CHALLENGE: Pictures in the data should be dropped; transcribe exactly the lines from the one that has "Reproduce this chart" through the one that has "const y = d3.scaleLinear().domain([0, 6]).range([422.7, 10]);".

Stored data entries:
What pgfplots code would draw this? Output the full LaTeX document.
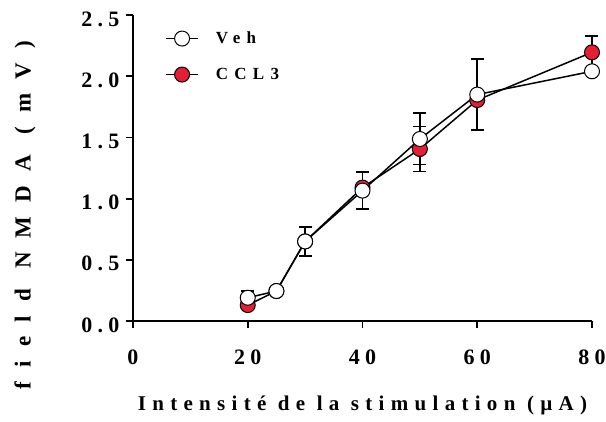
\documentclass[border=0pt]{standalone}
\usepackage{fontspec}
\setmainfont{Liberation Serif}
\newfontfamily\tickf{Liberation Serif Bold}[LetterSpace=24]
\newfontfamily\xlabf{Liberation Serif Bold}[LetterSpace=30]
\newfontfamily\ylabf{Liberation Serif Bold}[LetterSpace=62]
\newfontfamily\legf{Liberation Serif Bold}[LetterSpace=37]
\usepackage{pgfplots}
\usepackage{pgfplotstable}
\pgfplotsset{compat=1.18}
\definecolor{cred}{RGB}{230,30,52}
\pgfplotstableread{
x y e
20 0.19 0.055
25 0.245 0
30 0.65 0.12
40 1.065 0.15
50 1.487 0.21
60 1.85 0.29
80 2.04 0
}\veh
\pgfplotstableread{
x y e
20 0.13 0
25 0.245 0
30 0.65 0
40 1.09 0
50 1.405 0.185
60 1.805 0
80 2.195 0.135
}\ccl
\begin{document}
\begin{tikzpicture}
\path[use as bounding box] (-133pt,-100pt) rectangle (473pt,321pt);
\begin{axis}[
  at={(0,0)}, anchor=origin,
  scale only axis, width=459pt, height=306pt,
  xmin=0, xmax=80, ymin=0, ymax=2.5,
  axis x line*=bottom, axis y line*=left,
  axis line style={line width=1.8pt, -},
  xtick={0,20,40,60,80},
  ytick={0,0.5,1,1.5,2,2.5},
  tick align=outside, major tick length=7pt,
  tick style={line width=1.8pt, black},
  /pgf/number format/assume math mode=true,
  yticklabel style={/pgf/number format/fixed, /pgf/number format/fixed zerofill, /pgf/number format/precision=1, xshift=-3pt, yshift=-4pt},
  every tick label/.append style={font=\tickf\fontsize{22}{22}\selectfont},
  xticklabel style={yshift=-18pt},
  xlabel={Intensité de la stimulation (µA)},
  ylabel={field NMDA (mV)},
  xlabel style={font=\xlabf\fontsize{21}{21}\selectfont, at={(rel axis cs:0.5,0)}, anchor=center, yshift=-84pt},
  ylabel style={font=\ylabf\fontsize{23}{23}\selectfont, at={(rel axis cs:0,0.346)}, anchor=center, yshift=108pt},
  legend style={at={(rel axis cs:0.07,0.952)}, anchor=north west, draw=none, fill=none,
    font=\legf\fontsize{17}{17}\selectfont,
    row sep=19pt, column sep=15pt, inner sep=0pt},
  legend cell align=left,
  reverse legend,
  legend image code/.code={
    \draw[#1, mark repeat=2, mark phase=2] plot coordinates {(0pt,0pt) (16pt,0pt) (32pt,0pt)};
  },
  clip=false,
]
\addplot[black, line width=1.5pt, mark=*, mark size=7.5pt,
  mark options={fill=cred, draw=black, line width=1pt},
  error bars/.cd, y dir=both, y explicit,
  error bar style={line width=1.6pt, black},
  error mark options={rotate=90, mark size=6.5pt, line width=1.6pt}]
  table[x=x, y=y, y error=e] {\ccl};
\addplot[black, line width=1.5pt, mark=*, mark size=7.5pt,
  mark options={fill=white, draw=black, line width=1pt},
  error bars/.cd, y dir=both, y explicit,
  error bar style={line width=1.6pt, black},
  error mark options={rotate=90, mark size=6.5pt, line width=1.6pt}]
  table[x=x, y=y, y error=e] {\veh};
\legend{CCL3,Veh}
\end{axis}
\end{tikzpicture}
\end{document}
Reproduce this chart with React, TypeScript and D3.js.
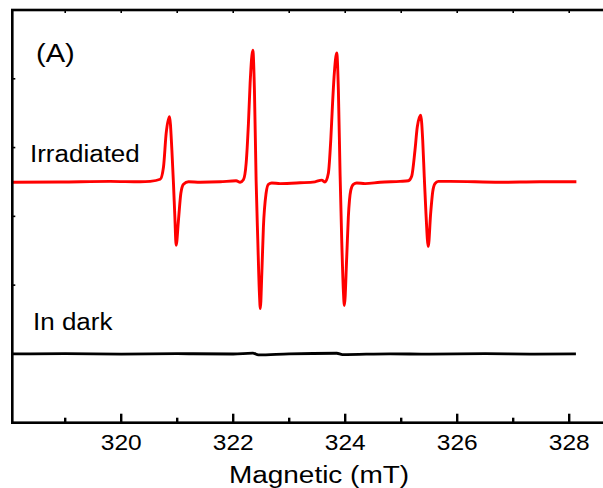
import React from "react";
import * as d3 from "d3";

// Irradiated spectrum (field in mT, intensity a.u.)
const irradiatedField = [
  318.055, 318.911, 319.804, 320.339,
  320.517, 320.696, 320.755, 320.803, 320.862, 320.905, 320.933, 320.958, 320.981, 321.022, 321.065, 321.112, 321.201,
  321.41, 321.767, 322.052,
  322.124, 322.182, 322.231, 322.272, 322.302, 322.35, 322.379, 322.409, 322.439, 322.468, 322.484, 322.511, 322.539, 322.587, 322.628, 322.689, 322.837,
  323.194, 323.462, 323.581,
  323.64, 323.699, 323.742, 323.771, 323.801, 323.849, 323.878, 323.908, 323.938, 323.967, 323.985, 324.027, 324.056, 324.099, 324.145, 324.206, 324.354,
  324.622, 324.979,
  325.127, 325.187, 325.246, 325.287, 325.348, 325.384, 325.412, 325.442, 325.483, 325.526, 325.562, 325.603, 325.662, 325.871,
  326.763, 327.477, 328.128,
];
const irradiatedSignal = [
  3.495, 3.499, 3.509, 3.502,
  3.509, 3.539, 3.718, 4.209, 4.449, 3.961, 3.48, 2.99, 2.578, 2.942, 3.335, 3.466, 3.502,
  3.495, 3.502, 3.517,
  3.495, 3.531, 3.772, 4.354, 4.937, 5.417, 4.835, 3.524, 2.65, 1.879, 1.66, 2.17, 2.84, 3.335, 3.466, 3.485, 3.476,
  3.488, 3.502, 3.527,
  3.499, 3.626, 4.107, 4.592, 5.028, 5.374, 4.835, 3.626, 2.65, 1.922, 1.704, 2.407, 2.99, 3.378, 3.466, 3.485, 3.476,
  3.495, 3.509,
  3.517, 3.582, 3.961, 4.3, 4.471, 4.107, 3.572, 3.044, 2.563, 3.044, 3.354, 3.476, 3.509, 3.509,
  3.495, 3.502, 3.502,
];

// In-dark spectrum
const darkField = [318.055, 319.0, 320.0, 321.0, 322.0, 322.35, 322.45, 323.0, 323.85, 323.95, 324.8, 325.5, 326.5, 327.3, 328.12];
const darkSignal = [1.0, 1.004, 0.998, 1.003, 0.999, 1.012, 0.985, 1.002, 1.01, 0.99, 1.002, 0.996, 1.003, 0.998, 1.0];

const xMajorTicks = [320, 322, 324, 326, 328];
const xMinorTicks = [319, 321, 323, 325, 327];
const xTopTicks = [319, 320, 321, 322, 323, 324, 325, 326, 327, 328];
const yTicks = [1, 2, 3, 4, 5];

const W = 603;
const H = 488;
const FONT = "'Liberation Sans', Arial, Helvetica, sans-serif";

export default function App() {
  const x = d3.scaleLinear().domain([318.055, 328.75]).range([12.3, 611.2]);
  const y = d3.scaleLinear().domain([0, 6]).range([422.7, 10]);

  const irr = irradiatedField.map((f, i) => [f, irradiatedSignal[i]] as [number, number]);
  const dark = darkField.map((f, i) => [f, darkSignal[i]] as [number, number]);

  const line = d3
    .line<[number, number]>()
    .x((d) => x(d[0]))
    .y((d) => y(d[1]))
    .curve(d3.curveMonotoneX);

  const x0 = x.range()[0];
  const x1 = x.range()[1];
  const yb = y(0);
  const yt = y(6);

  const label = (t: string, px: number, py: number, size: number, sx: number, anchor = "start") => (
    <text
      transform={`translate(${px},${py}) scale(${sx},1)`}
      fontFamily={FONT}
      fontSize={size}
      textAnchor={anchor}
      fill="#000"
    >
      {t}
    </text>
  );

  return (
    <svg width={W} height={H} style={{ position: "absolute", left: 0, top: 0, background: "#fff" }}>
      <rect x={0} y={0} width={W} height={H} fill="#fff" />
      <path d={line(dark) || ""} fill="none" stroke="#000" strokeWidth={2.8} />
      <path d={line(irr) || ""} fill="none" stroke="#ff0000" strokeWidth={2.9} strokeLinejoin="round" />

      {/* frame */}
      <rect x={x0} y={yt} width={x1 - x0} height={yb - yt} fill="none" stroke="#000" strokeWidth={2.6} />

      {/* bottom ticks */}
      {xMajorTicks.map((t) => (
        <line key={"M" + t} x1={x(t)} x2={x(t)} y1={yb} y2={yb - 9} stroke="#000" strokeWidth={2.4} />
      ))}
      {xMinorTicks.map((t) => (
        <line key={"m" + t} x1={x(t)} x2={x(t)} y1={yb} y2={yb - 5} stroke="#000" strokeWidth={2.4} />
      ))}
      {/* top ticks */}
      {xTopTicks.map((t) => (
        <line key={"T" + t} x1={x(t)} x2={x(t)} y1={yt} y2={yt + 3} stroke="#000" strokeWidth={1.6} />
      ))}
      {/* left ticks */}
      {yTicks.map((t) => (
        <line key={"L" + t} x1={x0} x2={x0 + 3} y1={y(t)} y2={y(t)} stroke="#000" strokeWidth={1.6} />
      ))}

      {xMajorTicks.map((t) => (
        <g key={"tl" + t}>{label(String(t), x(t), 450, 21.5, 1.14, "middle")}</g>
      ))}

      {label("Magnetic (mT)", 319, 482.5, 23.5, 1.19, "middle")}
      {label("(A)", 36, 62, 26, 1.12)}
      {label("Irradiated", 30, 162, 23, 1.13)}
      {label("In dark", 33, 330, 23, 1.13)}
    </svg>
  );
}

CORRECT RESULT:
Reproduce this chart with React, TypeScript and D3.js.
import React from "react";
import * as d3 from "d3";

// Irradiated spectrum (field in mT, intensity a.u.)
const irradiatedField = [
  318.055, 318.911, 319.804, 320.339,
  320.517, 320.696, 320.755, 320.803, 320.862, 320.905, 320.933, 320.958, 320.981, 321.022, 321.065, 321.112, 321.201,
  321.41, 321.767, 322.052,
  322.124, 322.182, 322.231, 322.272, 322.302, 322.35, 322.379, 322.409, 322.439, 322.468, 322.484, 322.511, 322.539, 322.587, 322.628, 322.689, 322.837,
  323.194, 323.462, 323.581,
  323.64, 323.699, 323.742, 323.771, 323.801, 323.849, 323.878, 323.908, 323.938, 323.967, 323.985, 324.027, 324.056, 324.099, 324.145, 324.206, 324.354,
  324.622, 324.979,
  325.127, 325.187, 325.246, 325.287, 325.348, 325.384, 325.412, 325.442, 325.483, 325.526, 325.562, 325.603, 325.662, 325.871,
  326.763, 327.477, 328.128,
];
const irradiatedSignal = [
  3.495, 3.499, 3.509, 3.502,
  3.509, 3.539, 3.718, 4.209, 4.449, 3.961, 3.48, 2.99, 2.578, 2.942, 3.335, 3.466, 3.502,
  3.495, 3.502, 3.517,
  3.495, 3.531, 3.772, 4.354, 4.937, 5.417, 4.835, 3.524, 2.65, 1.879, 1.66, 2.17, 2.84, 3.335, 3.466, 3.485, 3.476,
  3.488, 3.502, 3.527,
  3.499, 3.626, 4.107, 4.592, 5.028, 5.374, 4.835, 3.626, 2.65, 1.922, 1.704, 2.407, 2.99, 3.378, 3.466, 3.485, 3.476,
  3.495, 3.509,
  3.517, 3.582, 3.961, 4.3, 4.471, 4.107, 3.572, 3.044, 2.563, 3.044, 3.354, 3.476, 3.509, 3.509,
  3.495, 3.502, 3.502,
];

// In-dark spectrum
const darkField = [318.055, 319.0, 320.0, 321.0, 322.0, 322.35, 322.45, 323.0, 323.85, 323.95, 324.8, 325.5, 326.5, 327.3, 328.12];
const darkSignal = [1.0, 1.004, 0.998, 1.003, 0.999, 1.012, 0.985, 1.002, 1.01, 0.99, 1.002, 0.996, 1.003, 0.998, 1.0];

const xMajorTicks = [320, 322, 324, 326, 328];
const xMinorTicks = [319, 321, 323, 325, 327];
const xTopTicks = [319, 320, 321, 322, 323, 324, 325, 326, 327, 328];
const yTicks = [1, 2, 3, 4, 5];

const W = 603;
const H = 488;
const FONT = "'Liberation Sans', Arial, Helvetica, sans-serif";

export default function App() {
  const x = d3.scaleLinear().domain([318.055, 328.75]).range([12.3, 611.2]);
  const y = d3.scaleLinear().domain([0, 6]).range([422.7, 10]);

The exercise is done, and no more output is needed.